The problem with this suggestion is that it is more feat than feature. Whenever people talk about Arcanum, they always mention that you can travel everywhere without using the world map, but everyone agrees that no one in their right mind would do such a thing. It’s a cool accomplishment, but the result isn’t worth much, and if they could have saved any man hours by reducing the vast majority of the map to a few repeating areas (like Fallout), then they should have done that.
I can see the benefit of the old Fallout method, because the towns get much more attention and are much more interesting and busy as a result. I can see the advantage of the FO3 style, because exploration is much more fun and interesting. I don’t see the benefit of a vast procedurally-generated wasteland, because it probably won’t be very much fun to explore, and it would likely be harder to produce than a few repeating areas. Maybe it would make sense as a backdrop for massive vehicular combat, but that would also change the focus of the game.
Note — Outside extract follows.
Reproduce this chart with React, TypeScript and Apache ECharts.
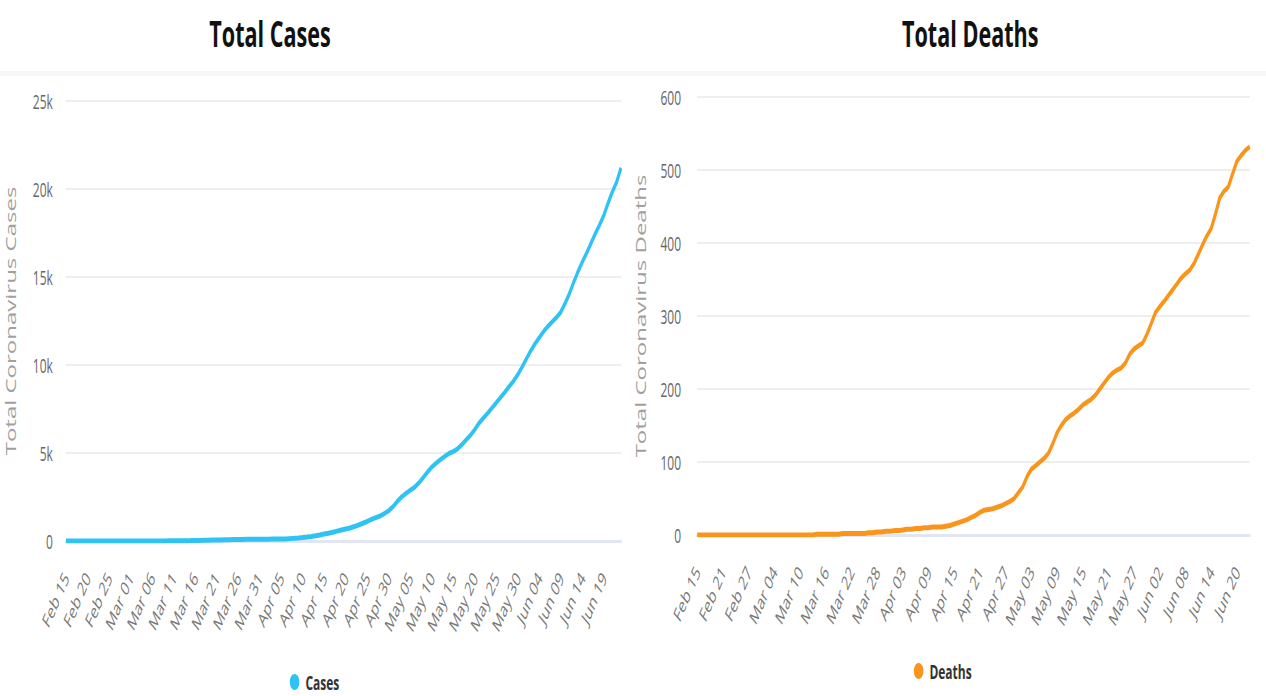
import React, { useEffect, useRef } from "react";
import * as echarts from "echarts";

// Daily series, Feb 15 2020 .. Jun 23 2020 (130 days)
const START_YEAR = 2020;
const START_MONTH = 1; // Feb (0-based)
const START_DAY = 15;
const MONTH_NAMES = ["Jan", "Feb", "Mar", "Apr", "May", "Jun", "Jul", "Aug", "Sep", "Oct", "Nov", "Dec"];

const totalCases = [
  0, 0, 0, 0, 0, 0, 0, 0, 0, 0,
  0, 0, 0, 0, 0, 1, 1, 1, 2, 2,
  3, 4, 5, 6, 8, 10, 12, 15, 18, 22,
  27, 32, 38, 44, 50, 56, 62, 68, 75, 82,
  88, 92, 95, 98, 100, 102, 104, 106, 108, 110,
  112, 120, 135, 150, 170, 195, 225, 260, 300, 345,
  395, 445, 500, 560, 620, 680, 740, 820, 910, 1010,
  1110, 1230, 1330, 1420, 1560, 1720, 1950, 2250, 2500, 2700,
  2880, 3050, 3300, 3600, 3900, 4200, 4420, 4620, 4800, 4970,
  5080, 5230, 5480, 5740, 6000, 6330, 6700, 6980, 7260, 7560,
  7850, 8150, 8450, 8780, 9080, 9450, 9880, 10350, 10800, 11200,
  11550, 11900, 12200, 12450, 12700, 13000, 13500, 14050, 14700, 15300,
  15850, 16350, 16900, 17450, 17950, 18500, 19200, 19850, 20400, 21200,
];

const totalDeaths = [
  0, 0, 0, 0, 0, 0, 0, 0, 0, 0,
  0, 0, 0, 0, 0, 0, 0, 0, 0, 0,
  0, 0, 0, 0, 0, 0, 0, 0, 1, 1,
  1, 1, 1, 1, 2, 2, 2, 2, 2, 2,
  3, 3, 4, 4, 5, 5, 6, 6, 7, 8,
  8, 9, 9, 10, 10, 11, 11, 11, 12, 13,
  15, 17, 19, 21, 24, 27, 31, 34, 35, 36,
  38, 40, 43, 46, 50, 58, 66, 80, 90, 95,
  100, 105, 112, 125, 140, 150, 158, 163, 167, 172,
  178, 182, 186, 192, 200, 208, 216, 222, 226, 229,
  236, 248, 255, 259, 263, 275, 290, 305, 313, 320,
  328, 336, 344, 352, 358, 363, 372, 385, 398, 410,
  420, 440, 462, 471, 477, 495, 512, 520, 527, 532,
];

function buildDates(count: number): string[] {
  const out: string[] = [];
  for (let i = 0; i < count; i++) {
    const d = new Date(START_YEAR, START_MONTH, START_DAY + i);
    const dd = String(d.getDate()).padStart(2, "0");
    out.push(MONTH_NAMES[d.getMonth()] + " " + dd);
  }
  return out;
}

const dates = buildDates(totalCases.length);

const casesTicks = { min: 0, max: 25000, interval: 5000 };
const deathsTicks = { min: 0, max: 600, interval: 100 };

const FONT = "'Open Sans', 'Liberation Sans', sans-serif";
const SCALE_X = 0.6;
const W = Math.round(1266 / SCALE_X);
const H = 696;

const labelStyle = { color: "#666666", fontFamily: FONT, fontSize: 20 };

function buildOption() {
  return {
    animation: false,
    backgroundColor: "#ffffff",
    graphic: [
      { type: "rect", shape: { x: 0, y: 71, width: W, height: 5 }, style: { fill: "#f7f7f7" }, silent: true },
      {
        type: "text", x: 450, y: 33,
        style: { text: "Total Cases", align: "center", verticalAlign: "middle", fill: "#111111", font: "bold 36px " + FONT },
      },
      {
        type: "text", x: 1617, y: 33,
        style: { text: "Total Deaths", align: "center", verticalAlign: "middle", fill: "#111111", font: "bold 36px " + FONT },
      },
    ],
    legend: [
      {
        data: ["Cases"], left: 478, top: 667, icon: "circle", itemWidth: 26, itemHeight: 16,
        textStyle: { color: "#333333", fontFamily: FONT, fontSize: 20, fontWeight: "bold" },
      },
      {
        data: ["Deaths"], left: 1518, top: 656, icon: "circle", itemWidth: 26, itemHeight: 16,
        textStyle: { color: "#333333", fontFamily: FONT, fontSize: 20, fontWeight: "bold" },
      },
    ],
    grid: [
      { left: 110, right: W - 1035, top: 101, bottom: H - 541 },
      { left: 1162, right: W - 2083, top: 97, bottom: H - 535 },
    ],
    xAxis: [0, 1].map((i) => ({
      type: "category",
      gridIndex: i,
      data: dates,
      boundaryGap: false,
      offset: 3,
      axisLine: { show: true, lineStyle: { color: "#e1e6f2", width: 3 } },
      axisTick: { show: false },
      axisLabel: { ...labelStyle, color: "#777777", rotate: 55, interval: i === 0 ? 4 : 5, margin: 30 },
      splitLine: { show: false },
    })),
    yAxis: [
      {
        type: "value", gridIndex: 0, ...casesTicks,
        name: "Total Coronavirus Cases", nameLocation: "middle", nameGap: 80, nameRotate: 90,
        nameTextStyle: { color: "#a0a0a0", fontFamily: FONT, fontSize: 24 },
        axisLine: { show: false }, axisTick: { show: false },
        axisLabel: { ...labelStyle, margin: 22, formatter: (v: number) => (v === 0 ? "0" : v / 1000 + "k") },
        splitLine: { lineStyle: { color: "#eeeeee", width: 2 } },
      },
      {
        type: "value", gridIndex: 1, ...deathsTicks,
        name: "Total Coronavirus Deaths", nameLocation: "middle", nameGap: 82, nameRotate: 90,
        nameTextStyle: { color: "#a0a0a0", fontFamily: FONT, fontSize: 24 },
        axisLine: { show: false }, axisTick: { show: false },
        axisLabel: { ...labelStyle, margin: 27 },
        splitLine: { lineStyle: { color: "#eeeeee", width: 2 } },
      },
    ],
    series: [
      {
        name: "Cases", type: "line", xAxisIndex: 0, yAxisIndex: 0, data: totalCases,
        showSymbol: false, color: "#2fc3f5", lineStyle: { width: 5, color: "#2fc3f5" },
      },
      {
        name: "Deaths", type: "line", xAxisIndex: 1, yAxisIndex: 1, data: totalDeaths,
        showSymbol: false, color: "#f8951a", lineStyle: { width: 5, color: "#f8951a" },
      },
    ],
  };
}

export default function App() {
  const ref = useRef<HTMLDivElement>(null);
  useEffect(() => {
    if (!ref.current) return;
    const chart = echarts.init(ref.current, undefined, { renderer: "svg" });
    chart.setOption(buildOption() as any);
    return () => chart.dispose();
  }, []);
  return (
    <div style={{ position: "fixed", left: 0, top: 0, width: 1266, height: H, overflow: "hidden", background: "#fff" }}>
      <div
        ref={ref}
        style={{ width: W, height: H, transform: `scaleX(${SCALE_X})`, transformOrigin: "0 0" }}
      />
    </div>
  );
}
Except, that I am not talking about repeating areas... I mean that there should be 50 or 60 hand done sets (like Dunwich, or a shopping mall, or a football stadium), but the bulk of the land would preferably be assembled on the fly using the tile sets in what ever direction you went (possibly saving that data for future use ~or not).
Arcanum took 48 hrs to cross coast to coast, but Fallout 4 could seed the land with encounters, and "set piece" locations amidst the procedural clutter and ruins. The idea is that
if you wandered the wastes, you could in fact encounter strangeness like you did in FO1 & 2, that you would not encounter anywhere else; (though, it would be good to bring back Outdoorsman, and allow for encounters during fast travel, that would set you down on the world map).
Waaaaay way back 22 years ago, "Pool of Radiance" had FPP and overland map exploration, and the game did procedural generation of the combat map whenever you had an encounter. That map simulated the current environment, including the interior building walls and layout if you were indoors, and procedural landscape if you were outside of a town.
Skip ahead to modern day, and Dwarf Fortress auto generates the entire continent on install.